Maureen, with Tess's vase and Christine's materials, created an ikebana with strong lines that direct the eye to the intense blue of the iris flower and vertically placed bud.

Christine, with Maureen's vase and Helen's materials, created a bold design using two stems of Beschorneria septentrionalis The intense pink of the stems contrasts with the deep blue of the plastic cylinder.

Helen, with Christine's vase and Ellie's materials, a cultivar of Larkspur Consolida "Sublime", created a massed ikebana stretching to the left of the vase. I was fascinated to see the coincidental colour match between the flowers and the irregular splash of pale blue glaze on the righthand side of the vase. Unfortunately, the flattening effect of the photo hides the fact that the flower mass stretches well forward of the vase.

Ellie, with Helen's vase and Tess's materials, also created a surprisingly colour matched ikebana. The mass on the left stretches well forward and on the right stretches to the rear. The photographic angle hides some small yellow Jerusalem sage flowers, Phlomis fruticosa, that was placed between the two masses.

My own ikebana was made in the morning class. I was given Judy's flat-sided glass vase and Marta's materials, some stems of Kiwi vine, Actinidia deliciosa and cerise Cineraria deltoidea.
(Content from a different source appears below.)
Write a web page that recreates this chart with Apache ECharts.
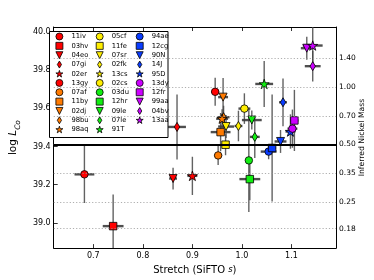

I found the flower buds on the vine to be the most interesting aspect and therefore removed almost all of the leaves which tended to be floppy as well as obscuring the buds.


This is my completed ikebana. In addition to removing leaves I also added the curve to the tall line that extends to the upper right. This particular branch was originally completely straight and vertical which looked very awkward. The cineraria provide a very small intense area of colour in the centre of the ikebana behind a mass of flower buds.